--- start Information given ---

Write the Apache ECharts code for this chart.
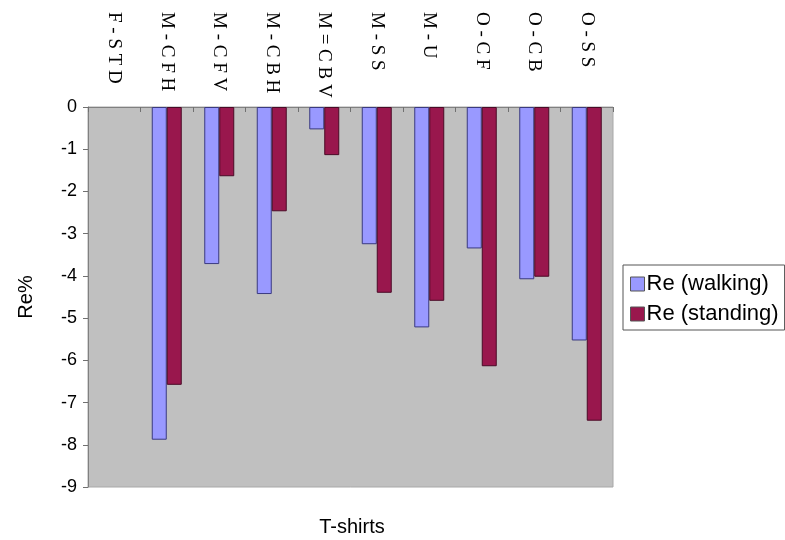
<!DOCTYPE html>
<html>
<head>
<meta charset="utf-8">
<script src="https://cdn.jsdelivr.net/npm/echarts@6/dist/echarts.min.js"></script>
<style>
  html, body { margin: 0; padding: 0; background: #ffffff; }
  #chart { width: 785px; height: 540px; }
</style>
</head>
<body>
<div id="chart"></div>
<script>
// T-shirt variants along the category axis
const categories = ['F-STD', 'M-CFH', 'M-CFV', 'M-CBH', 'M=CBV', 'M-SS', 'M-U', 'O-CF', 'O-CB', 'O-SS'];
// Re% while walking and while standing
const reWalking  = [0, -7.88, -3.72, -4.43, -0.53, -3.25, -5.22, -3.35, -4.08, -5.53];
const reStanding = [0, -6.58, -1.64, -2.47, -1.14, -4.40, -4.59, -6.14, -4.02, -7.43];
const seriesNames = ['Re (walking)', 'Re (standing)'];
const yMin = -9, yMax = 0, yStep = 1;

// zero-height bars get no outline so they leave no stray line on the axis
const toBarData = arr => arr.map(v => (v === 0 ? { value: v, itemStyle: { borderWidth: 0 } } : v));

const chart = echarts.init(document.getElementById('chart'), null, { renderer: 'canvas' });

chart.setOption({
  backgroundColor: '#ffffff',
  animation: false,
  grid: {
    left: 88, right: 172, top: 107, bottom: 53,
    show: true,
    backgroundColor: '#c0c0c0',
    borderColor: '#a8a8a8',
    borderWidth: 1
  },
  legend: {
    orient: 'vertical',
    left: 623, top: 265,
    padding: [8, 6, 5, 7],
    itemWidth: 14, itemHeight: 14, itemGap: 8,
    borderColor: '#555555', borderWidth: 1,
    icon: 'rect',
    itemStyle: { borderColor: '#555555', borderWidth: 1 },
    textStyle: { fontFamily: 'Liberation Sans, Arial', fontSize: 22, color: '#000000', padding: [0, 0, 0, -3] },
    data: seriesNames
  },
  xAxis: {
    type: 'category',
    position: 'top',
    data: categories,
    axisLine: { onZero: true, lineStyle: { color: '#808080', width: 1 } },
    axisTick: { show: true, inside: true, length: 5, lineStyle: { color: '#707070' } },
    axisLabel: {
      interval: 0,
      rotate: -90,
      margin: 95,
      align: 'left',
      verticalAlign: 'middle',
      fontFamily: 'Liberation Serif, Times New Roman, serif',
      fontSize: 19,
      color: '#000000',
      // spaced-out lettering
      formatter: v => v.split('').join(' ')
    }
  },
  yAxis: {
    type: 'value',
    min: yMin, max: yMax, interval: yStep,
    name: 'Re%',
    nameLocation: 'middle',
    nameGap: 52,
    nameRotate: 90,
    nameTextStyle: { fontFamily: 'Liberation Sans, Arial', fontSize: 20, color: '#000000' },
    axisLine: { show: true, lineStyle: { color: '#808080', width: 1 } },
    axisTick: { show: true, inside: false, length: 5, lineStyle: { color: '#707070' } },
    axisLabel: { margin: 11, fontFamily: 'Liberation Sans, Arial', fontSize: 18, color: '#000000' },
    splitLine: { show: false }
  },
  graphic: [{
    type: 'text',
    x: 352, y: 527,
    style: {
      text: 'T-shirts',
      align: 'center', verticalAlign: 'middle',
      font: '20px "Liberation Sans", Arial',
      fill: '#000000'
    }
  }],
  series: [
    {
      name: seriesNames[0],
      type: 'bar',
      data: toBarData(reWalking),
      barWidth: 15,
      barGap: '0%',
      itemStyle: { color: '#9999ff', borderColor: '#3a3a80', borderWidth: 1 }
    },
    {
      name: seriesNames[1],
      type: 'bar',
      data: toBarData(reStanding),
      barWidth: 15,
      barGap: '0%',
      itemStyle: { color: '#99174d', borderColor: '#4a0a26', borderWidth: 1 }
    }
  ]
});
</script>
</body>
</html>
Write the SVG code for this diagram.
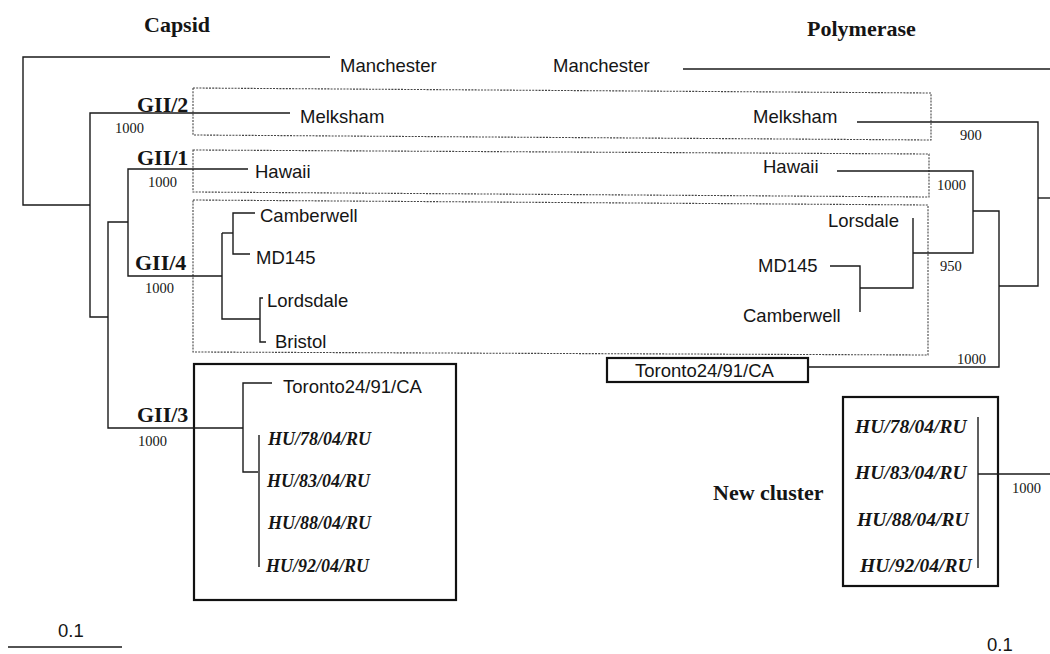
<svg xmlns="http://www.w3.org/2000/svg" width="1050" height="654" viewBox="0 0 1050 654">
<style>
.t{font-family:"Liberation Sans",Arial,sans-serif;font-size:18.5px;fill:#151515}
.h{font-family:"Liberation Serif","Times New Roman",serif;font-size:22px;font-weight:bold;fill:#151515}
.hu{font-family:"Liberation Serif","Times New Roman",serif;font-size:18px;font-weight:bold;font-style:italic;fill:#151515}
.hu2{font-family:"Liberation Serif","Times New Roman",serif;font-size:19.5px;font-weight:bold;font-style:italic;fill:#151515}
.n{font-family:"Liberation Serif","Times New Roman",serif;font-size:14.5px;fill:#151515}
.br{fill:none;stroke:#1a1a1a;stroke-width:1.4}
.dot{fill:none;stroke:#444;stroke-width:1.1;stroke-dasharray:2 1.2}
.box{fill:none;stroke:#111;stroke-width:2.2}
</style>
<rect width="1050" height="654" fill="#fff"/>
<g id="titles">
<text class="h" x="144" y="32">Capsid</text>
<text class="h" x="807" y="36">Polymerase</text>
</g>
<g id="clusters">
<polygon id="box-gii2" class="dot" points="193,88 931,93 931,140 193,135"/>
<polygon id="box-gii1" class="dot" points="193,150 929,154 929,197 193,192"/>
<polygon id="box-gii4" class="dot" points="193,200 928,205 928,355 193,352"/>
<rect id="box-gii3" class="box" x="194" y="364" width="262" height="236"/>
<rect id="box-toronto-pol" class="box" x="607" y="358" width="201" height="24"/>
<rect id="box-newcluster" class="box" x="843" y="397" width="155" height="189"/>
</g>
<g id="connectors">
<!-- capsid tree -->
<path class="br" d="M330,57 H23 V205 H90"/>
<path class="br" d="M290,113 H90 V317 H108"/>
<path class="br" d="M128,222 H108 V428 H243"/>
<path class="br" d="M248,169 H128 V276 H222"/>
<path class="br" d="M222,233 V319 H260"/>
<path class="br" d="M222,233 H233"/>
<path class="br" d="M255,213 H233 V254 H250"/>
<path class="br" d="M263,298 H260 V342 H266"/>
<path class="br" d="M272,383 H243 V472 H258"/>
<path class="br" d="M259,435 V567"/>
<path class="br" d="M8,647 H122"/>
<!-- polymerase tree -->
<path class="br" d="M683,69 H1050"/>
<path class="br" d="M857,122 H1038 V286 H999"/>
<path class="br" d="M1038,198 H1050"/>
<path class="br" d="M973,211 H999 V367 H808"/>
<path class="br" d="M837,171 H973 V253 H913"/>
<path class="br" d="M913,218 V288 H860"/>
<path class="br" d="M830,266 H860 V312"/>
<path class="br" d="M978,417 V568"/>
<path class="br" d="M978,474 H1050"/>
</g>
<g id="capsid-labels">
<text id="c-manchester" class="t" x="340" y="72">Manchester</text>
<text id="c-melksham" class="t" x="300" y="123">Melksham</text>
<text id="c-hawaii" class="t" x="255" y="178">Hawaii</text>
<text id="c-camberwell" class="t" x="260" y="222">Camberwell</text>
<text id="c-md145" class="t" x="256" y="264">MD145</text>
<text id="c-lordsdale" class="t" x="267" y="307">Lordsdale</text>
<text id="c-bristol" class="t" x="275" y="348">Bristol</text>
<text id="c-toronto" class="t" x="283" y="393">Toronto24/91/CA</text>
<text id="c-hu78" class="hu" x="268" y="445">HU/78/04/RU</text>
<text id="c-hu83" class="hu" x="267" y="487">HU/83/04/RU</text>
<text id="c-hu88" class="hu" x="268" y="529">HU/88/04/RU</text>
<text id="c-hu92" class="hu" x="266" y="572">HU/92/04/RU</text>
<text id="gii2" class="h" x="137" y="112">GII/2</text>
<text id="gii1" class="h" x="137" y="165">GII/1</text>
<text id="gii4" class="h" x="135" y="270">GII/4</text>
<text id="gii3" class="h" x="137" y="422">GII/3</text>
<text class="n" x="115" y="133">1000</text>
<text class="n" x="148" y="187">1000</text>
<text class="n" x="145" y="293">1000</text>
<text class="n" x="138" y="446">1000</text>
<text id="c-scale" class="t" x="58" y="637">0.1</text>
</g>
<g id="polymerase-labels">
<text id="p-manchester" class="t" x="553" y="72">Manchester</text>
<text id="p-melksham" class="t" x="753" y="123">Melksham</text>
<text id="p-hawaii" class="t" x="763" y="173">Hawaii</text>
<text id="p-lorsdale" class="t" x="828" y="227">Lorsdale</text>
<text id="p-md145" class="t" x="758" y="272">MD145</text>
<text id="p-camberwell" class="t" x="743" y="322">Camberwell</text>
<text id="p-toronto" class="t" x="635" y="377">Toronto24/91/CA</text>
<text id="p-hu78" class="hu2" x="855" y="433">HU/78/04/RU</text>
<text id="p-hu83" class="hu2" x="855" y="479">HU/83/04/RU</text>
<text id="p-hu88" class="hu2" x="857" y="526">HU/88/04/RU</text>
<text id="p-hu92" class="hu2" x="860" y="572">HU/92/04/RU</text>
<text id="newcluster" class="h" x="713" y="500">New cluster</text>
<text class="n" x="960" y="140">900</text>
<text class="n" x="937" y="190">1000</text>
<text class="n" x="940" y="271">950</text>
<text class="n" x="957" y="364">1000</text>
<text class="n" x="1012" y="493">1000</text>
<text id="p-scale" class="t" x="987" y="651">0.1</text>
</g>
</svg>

--- end Information given ---

=== Your objective ===
Starting with the first line of the data above and ending with the line containing "const toBarData = arr", please restate every line exactly, leaving images out.

=== Answer to this problem ===
Write the Apache ECharts code for this chart.
<!DOCTYPE html>
<html>
<head>
<meta charset="utf-8">
<script src="https://cdn.jsdelivr.net/npm/echarts@6/dist/echarts.min.js"></script>
<style>
  html, body { margin: 0; padding: 0; background: #ffffff; }
  #chart { width: 785px; height: 540px; }
</style>
</head>
<body>
<div id="chart"></div>
<script>
// T-shirt variants along the category axis
const categories = ['F-STD', 'M-CFH', 'M-CFV', 'M-CBH', 'M=CBV', 'M-SS', 'M-U', 'O-CF', 'O-CB', 'O-SS'];
// Re% while walking and while standing
const reWalking  = [0, -7.88, -3.72, -4.43, -0.53, -3.25, -5.22, -3.35, -4.08, -5.53];
const reStanding = [0, -6.58, -1.64, -2.47, -1.14, -4.40, -4.59, -6.14, -4.02, -7.43];
const seriesNames = ['Re (walking)', 'Re (standing)'];
const yMin = -9, yMax = 0, yStep = 1;

// zero-height bars get no outline so they leave no stray line on the axis
const toBarData = arr => arr.map(v => (v === 0 ? { value: v, itemStyle: { borderWidth: 0 } } : v));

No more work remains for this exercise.